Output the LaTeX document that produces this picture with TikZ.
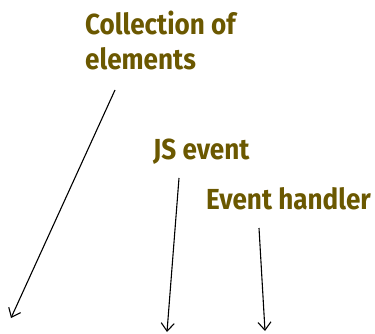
\documentclass[tikz,border=0pt]{standalone}
\usepackage{fontspec}
\setmainfont{Fira Sans}
\usetikzlibrary{arrows.meta}
\definecolor{labelcol}{HTML}{6B5800}
\tikzset{
  lbl/.style={anchor=base west, inner sep=0pt, text=labelcol, font=\bfseries\fontsize{29}{31}\selectfont},
  pointer/.style={line width=1.1pt, -{Straight Barb[length=8pt, width=13pt, line width=1.1pt]}}
}
\begin{document}
\begin{tikzpicture}[x=1pt, y=-1pt]
\useasboundingbox (0,0) rectangle (375,334);
\node[lbl] (coll) at (85,35) {\scalebox{0.9}[1]{Collection of}};
\node[lbl] (elem) at (85,70) {\scalebox{0.9}[1]{elements}};
\node[lbl] (js) at (153,160) {\scalebox{0.9}[1]{JS event}};
\node[lbl] (hand) at (206,210) {\scalebox{0.9}[1]{Event handler}};
\coordinate (s1) at (115,90);
\coordinate (e1) at (11,318);
\coordinate (s2) at (179,178);
\coordinate (e2) at (167,332);
\coordinate (s3) at (259,228);
\coordinate (e3) at (265,331);
\draw[pointer] (s1) -- (e1);
\draw[pointer] (s2) -- (e2);
\draw[pointer] (s3) -- (e3);
\end{tikzpicture}
\end{document}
☆ ☆ ☆ ☆
--- Requirement ---
Reproduce every line precisely as given, omitting all pictures.

--- Response to this exercise ---
Output the LaTeX document that produces this picture with TikZ.
\documentclass[tikz,border=0pt]{standalone}
\usepackage{fontspec}
\setmainfont{Fira Sans}
\usetikzlibrary{arrows.meta}
\definecolor{labelcol}{HTML}{6B5800}
\tikzset{
  lbl/.style={anchor=base west, inner sep=0pt, text=labelcol, font=\bfseries\fontsize{29}{31}\selectfont},
  pointer/.style={line width=1.1pt, -{Straight Barb[length=8pt, width=13pt, line width=1.1pt]}}
}
\begin{document}
\begin{tikzpicture}[x=1pt, y=-1pt]
\useasboundingbox (0,0) rectangle (375,334);
\node[lbl] (coll) at (85,35) {\scalebox{0.9}[1]{Collection of}};
\node[lbl] (elem) at (85,70) {\scalebox{0.9}[1]{elements}};
\node[lbl] (js) at (153,160) {\scalebox{0.9}[1]{JS event}};
\node[lbl] (hand) at (206,210) {\scalebox{0.9}[1]{Event handler}};
\coordinate (s1) at (115,90);
\coordinate (e1) at (11,318);
\coordinate (s2) at (179,178);
\coordinate (e2) at (167,332);
\coordinate (s3) at (259,228);
\coordinate (e3) at (265,331);
\draw[pointer] (s1) -- (e1);
\draw[pointer] (s2) -- (e2);
\draw[pointer] (s3) -- (e3);
\end{tikzpicture}
\end{document}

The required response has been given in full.